5. ENERGY EFFICIENCY: EPA hopes to cure weaknesses in popular Energy Star program (05/14/2010)
Saqib Rahim, E&E reporter
Faced with government critiques, Energy Star officials are trying to figure out how to make a good program better.
Energy Star is considered a successful energy efficiency program: About 3 billion products have been sold since 2000. Environmentalists celebrate its effectiveness because so many consumers recognize the label and because it pushes manufacturers toward more appliance efficiency. Manufacturers value it as a way to target products to energy-conscious consumers.
Nevertheless, recent analyses have found weaknesses in the Energy Star program, and U.S. EPA will begin addressing some of them this year.
Last month, the Government Accountability Office found Energy Star to be "for the most part a self-certification program vulnerable to fraud and abuse." GAO fabricated four fake companies and 20 fake products to see if they would survive the Energy Star process: 15 of them did. One was an alarm clock powered by a gasoline generator.
GAO blamed "self-certification": Historically, manufacturers have tested their own appliances for energy performance, using EPA and Department of Energy guidelines. Then they've turned over these data to EPA, which compares it to its latest standards for what should get the Energy Star label.

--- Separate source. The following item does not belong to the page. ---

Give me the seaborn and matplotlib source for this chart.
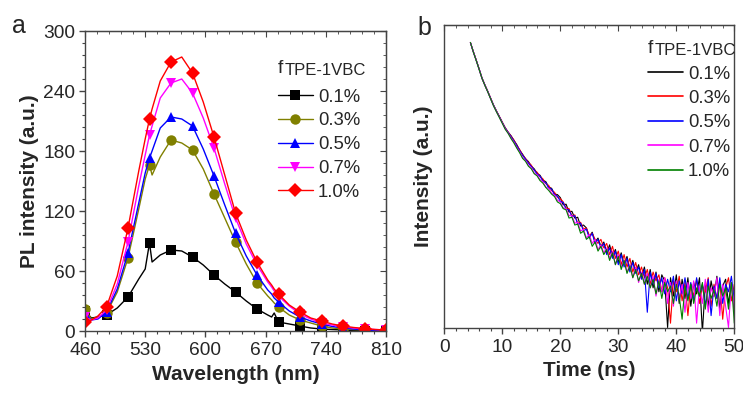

Guidelines for third-party groups
EPA aims to set a high enough bar to snag the top quarter of the class -- the 25 percent most efficient refrigerators, blenders or televisions, for example. These products can display the signature Energy Star sticker, while the majority of appliances have only to meet minimum federal energy requirements.
By the end of this year, EPA aims to set guidelines for manufacturers testing their own appliances. It will also set guidelines for third-party groups that observe testing and vouch that it was done properly.
How a product is tested can make or break its Energy Star label. Urvashi Rangan, director of technical policy for Consumers Union, which publishes Consumer Reports, pointed to refrigerators made by LG whose Energy Star status was revoked. Rangan said DOE's testing procedure for these fridges was incomplete.
"You don't need to turn on the ice maker to get an energy rating, but everybody uses their ice maker if they buy a fridge with an ice maker," she said at the Environmental Law Institute yesterday. "Basic things like that we feel need to be addressed, really as soon as possible, so the standards can be brought into line with how people actually use these products at home."
Setting the bar too late and too low
Rangan said DOE tests dishwashers full of clean dishes, but Consumers Union packs them with very dirty dishes to get a more conservative estimate of whether the Energy Star appliance does its job.
Casey Harrell, an information technology analyst at Greenpeace, spots another issue. He focuses on consumer electronics and high-tech gear, and he said Energy Star sets standards far slower than companies do to squeeze out waste.
Energy Star is designed to apply to the top 25 percent of appliances, but Harrell said high-tech companies often find that a majority of their products -- even 75 or 100 percent -- in a given year are skimpy enough on energy to qualify for Energy Star.
Harrell said there can be a couple years between the start of an Energy Star rulemaking and the finish -- when manufacturers have to follow it. By the time the rule is ready, he said, technology has rushed ahead and manufacturers often have no trouble meeting the standard. "The bar's not quite high enough," he said.
It has become so extreme, Harrell said, that Greenpeace now gives special recognition to companies that have a higher proportion of their products meeting or exceeding Energy Star.